There’s a general consensus that we Americans struggle with the notion of a work/life balance. Certainly, there’s also a general feeling that Europe is ahead of the curve, and that the US is lagging behind somewhat when it comes to getting the balance between work and life right.

That statement might not be substantiated with any hard statistical evidence. However, anecdotally, the point is clear. In 2017, the French Government introduced a law that allows employees to disconnect from their work email when they are out of the office. That’s a concept that will seem completely alien to most American workers – and it will probably cause a fair bit of jealousy too.  Can you imagine?  Speaking for myself, I can not.

In general, regulations and laws around employment – from the number of hours that can be worked in a week to maternity and paternity rights – in continental Europe seem to promote work/life balance more positively than in America.

Trends and methods

Of course, America has made progress with work/life balance in recent years. Some companies have followed the lead set by the French Government in limiting email access for employees on weekends.

Telecommuting and a flexible approach to the working week, moving away from the traditional 9-5 model, are also becoming more common. Similarly, part-time arrangements and job shares are other methods that some companies have been trying.

First of all, it’s encouraging to know that it has never been easier to gain an insight into a company’s culture than it is today. Platforms such as Glassdoor make it easy to glean useful nuggets of information about the working hours, benefits and general expectations within an organization. Crucially, you can discover all this information at the click of a button – and without actually having to ask any questions about it.

Indeed, asking questions about work/life balance can be tricky.  It’s not really advisable to broach the subject in an interview. Rightly or wrongly, these types of questions can be misconstrued as an indication that a candidate is not wholly job-focused.

It’s really quite interesting when you think about it.  You may think you are simply asking about the work/life balance so you have an idea of what you are getting yourself into and the interviewer hears, “I don’t want to work past 5 ever.”  Of course this is not what you are saying or even what you mean.  It’s the same when you ask about vacation.  You may simply want to know how much vacation you’ll be eligible for and the interviewer hears, “I don’t want to work.”

How and when you ask such questions needs to be carefully considered and it’s not advisable to bring these matters up early on in the process.

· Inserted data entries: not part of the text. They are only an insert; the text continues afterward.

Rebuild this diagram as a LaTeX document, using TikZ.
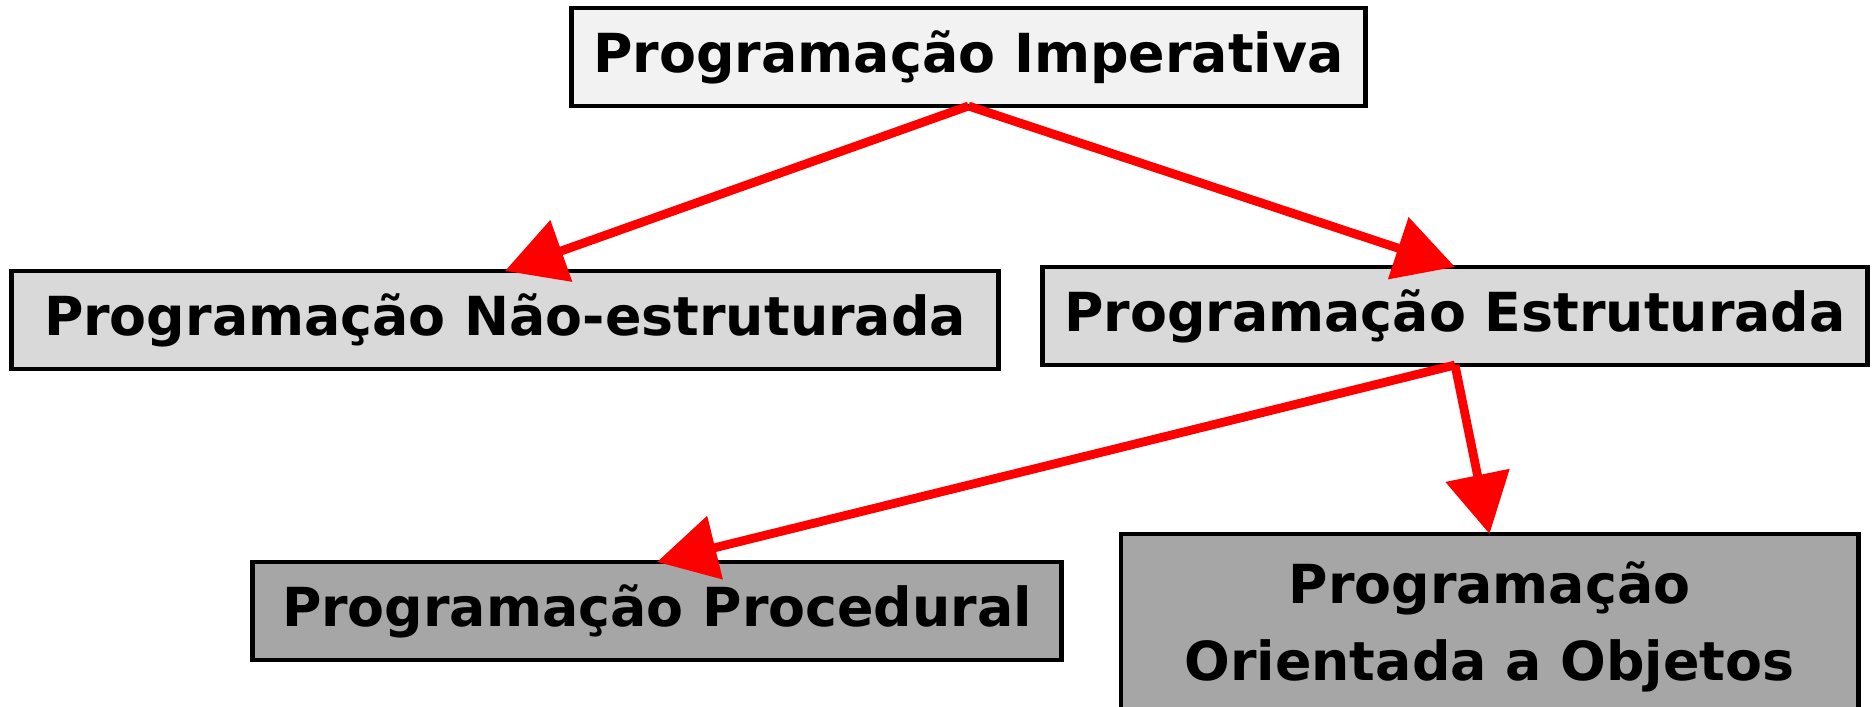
\documentclass[tikz,border=0pt]{standalone}
\usepackage{fontspec}
\setmainfont{DejaVu Sans}
\usetikzlibrary{arrows.meta}
\definecolor{cinzaclaro}{RGB}{242,242,242}
\definecolor{cinzamedio}{RGB}{217,217,217}
\definecolor{cinzaescuro}{RGB}{166,166,166}

\begin{document}
\begin{tikzpicture}[x=0.01cm, y=-0.01cm,
    caixa/.style={draw, rectangle, line width=1.3pt, inner sep=0pt, outer sep=0pt, minimum height=0.98cm, align=center, font=\fontsize{15.3}{22}\selectfont\bfseries},
    seta/.style={-{Triangle[length=17pt, width=18pt]}, red, line width=2.5pt}]
          \clip (0, 0) rectangle (1872, 707);
          \useasboundingbox (0, 0) rectangle (1872, 707);
          % nivel 1
          \node[caixa, fill=cinzaclaro, minimum width=7.93cm] (imp) at (968.5, 57) {Programação Imperativa};
          % nivel 2
          \node[caixa, fill=cinzamedio, minimum width=9.86cm] (naoestr) at (505, 320) {Programação Não-estruturada};
          \node[caixa, fill=cinzamedio, minimum width=8.24cm] (estr) at (1455, 316) {Programação Estruturada};
          % nivel 3
          \node[caixa, fill=cinzaescuro, minimum width=8.08cm] (proc) at (657, 611) {Programação Procedural};
          \node[caixa, fill=cinzaescuro, minimum width=7.37cm, minimum height=1.86cm] (obj) at (1489.5, 627) {Programação\\Orientada a Objetos};
          \draw[seta] (imp.south) to (naoestr.north);
          \draw[seta] (imp.south) to (estr.north);
          \draw[seta] (estr.south) to (proc.north);
          \draw[seta] (estr.south) to (obj.north);
        \end{tikzpicture}
\end{document}
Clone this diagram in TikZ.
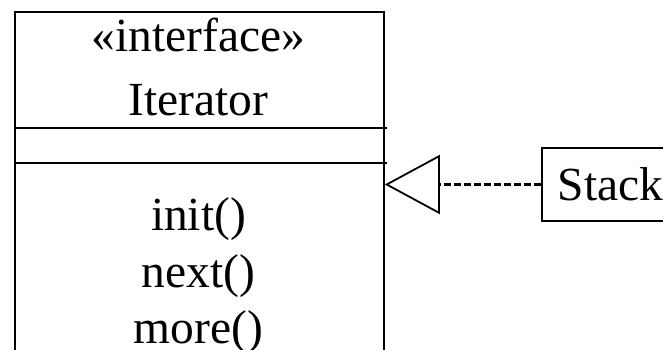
\documentclass[tikz,border=0pt]{standalone}
\usepackage{fontspec}
\setmainfont{Liberation Serif}
\usetikzlibrary{arrows.meta}
\begin{document}
\begin{tikzpicture}[x=1pt,y=-1pt,
  umltext/.style={font=\fontsize{47.5}{57}\selectfont, anchor=base, inner sep=0pt},
  boxline/.style={line width=1.8pt},
  realize/.style={line width=3.6pt, dash pattern=on 7pt off 3pt,
    -{Triangle[open, length=55pt, width=59pt, line width=1.8pt]}}]
  \useasboundingbox (0,0) rectangle (663,350);
  \clip (0,0) rectangle (663,350);
  % interface class box, running off the bottom
  \node[boxline, draw, rectangle, minimum width=369pt, minimum height=420pt,
        anchor=north west, inner sep=0pt] (iface) at (14,11) {};
  \coordinate (sepA) at (14,128);
  \coordinate (sepB) at (14,163);
  \draw[boxline] (sepA) -- ++(373,0);
  \draw[boxline] (sepB) -- ++(373,0);
  \node[umltext] (stereo) at (198.5,52) {«interface»};
  \node[umltext] (name)   at (198.5,115) {Iterator};
  \node[umltext] (op1)    at (198.5,230) {init()};
  \node[umltext] (op2)    at (198.5,287) {next()};
  \node[umltext] (op3)    at (198.5,343) {more()};
  % implementing class
  \node[boxline, draw, rectangle, anchor=west, minimum height=73pt,
        inner xsep=16pt, font=\fontsize{47.5}{57}\selectfont] (stack) at (541,184.5) {Stack};
  \draw[realize] (stack.west) -- (stack.west -| iface.east);
\end{tikzpicture}
\end{document}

The best strategy is to look for examples of work/life balance methods within your current or prospective organization before pushing the issue yourself. As previously stated, it’s easy enough to do independent research to find out the extent to which work/life balance is embraced in a company.  Is the company sending you emails late at night or over the weekend?  This may or may not be a sign that you too will be expected to do this.  To be fair, sending a quick email is not necessarily that big a deal but, how many, how often and how involved do these messages need to be?

One very positive indicator would be iIf you see evidence, particularly in senior positions, then it looks more likely that the company will be supportive of work/life balance requests.  I will tell you, from what I’ve witnessed personally though, what matters most is the attitude of your direct manager regardless of what the company policy may be.  So look closely and pay attention to the cues you may be seeing.  It’s not unheard of for managers to say that they support requests for flexible working schedules and other methods when they actually don’t.

In conclusion, work/life balance is being embraced more and more by companies across the US, but the issue still needs to be approached with a degree of caution.